The Economist a mis en couverture cette semaine un dessin où on voit un bateau qui représente l’économie mondiale s’enfoncer dans l’eau avec une phrase « Pouvez-vous démarrer les moteurs maintenant, madame Merkel ? ». Un résumé un peu simpliste du dilemme de nos voisins.
Le paradoxe de l’euro outre-Rhin
Le passage à la monnaie unique européenne, qui n’était pas souhaité en Allemagne, et qui est regretté en majorité aujourd’hui, a été extrêmement ambivalent pour Berlin. D’une part, ce pays, grande puissance exportatrice, est entrée dans cette union à un cours élevé (après les derniers ajustements monétaires), ce qui a poussé le pays à bloquer les salaires pour retrouver sa compétitivité, pénalisant pendant longtemps sa croissance et le niveau de vie de sa population.
Oui, les Allemands ont fait de gros efforts pour soutenir leurs entreprises exportatrices, sur lesquelles repose leur économie. Mais dans un régime de monnaie unique européenne, comme on pouvait le pressentir dès les années 1990, cet ajustement provoque un gain permanent, qui ne peut pas être effacé par des dévaluations si vos voisins conservent un taux d’inflation des salaires supérieur au vôtre, ce qui permet de gagner commercialement.
Résultat, l’Allemagne fait sa croissance au détriment de ses partenaires européens qui voient leur déficit vis-à-vis de la première économie du continent s’envoler. Cette situation est extrêmement malsaine car la croissance allemande dépend de l’achat à crédit de produits allemands par les consommateurs italiens, espagnols, grecs ou français. Et comme on ne peut pas s’endetter toujours plus ad vitam aeternam, la situation finit par se bloquer, ce qui est le cas depuis 2 ans et demi.
A pile ou face ?
L’Allemagne se retrouve face à un gros dilemme. Faut-il refinancer ses partenaires européens pour éviter la fin de la monnaie unique et protéger leur économie des dévaluations qui s’en suivraient ou faut-il refuser les plans de refinancement dispendieux ou les mécanismes de solidarité budgétaire évoqués par certains et taxés de « Transferunion » outre-Rhin, quitte à provoquer la fin de la monnaie unique ? Pour l’instant, l’Allemagne hésite et a opté pour un entre-deux.

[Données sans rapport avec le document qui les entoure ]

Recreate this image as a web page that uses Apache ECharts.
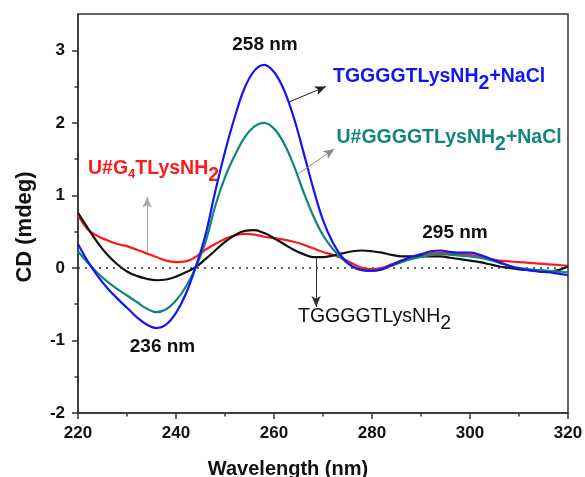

Le soutien aux fonds européens a engagé le pays à hauteur d’environ 200 milliards, ce qui n’est pas rien, mais reste gérable, d’autant plus qu’une partie sera remboursée (même si la partie grecque a peu de chance d’être revue à plus de 50%...). Cela a permis à l’expérience monétaire européenne de continuer. Le problème est que cette voie médiane, agrémentée de plans d’austérité suicidaires, a plongé l’économie européenne dans une nouvelle récession.
C’est pourquoi certains disent qu’il faut aller plus loin dans l’intégration, discours que tient volontiers Angela Merkel, mais qui se limite pour l’instant aux contraintes et surtout pas au budget ou aux euro obligations. Par-delà la désagréable tonalité de ceux qui semblent dire « l’Allemagne paiera », il faut souligne qu’il est tout sauf évident que cela marcherait. Bref, la zone euro reste dans une impasse, ce qui amène à se demander si l’euro n’est pas responsable de cette impasse.
En fait, si l’Allemagne ne semble pas vouloir prendre l’initiative de la fin de l’euro, on pourrait imaginer qu’elle fasse mine de soutenir la monnaie unique tout en faisant tout ce qu’il faut pour qu’un autre qu’elle ne provoque la fin de cette union monétaire qu’elle n’a jamais vraiment voulu.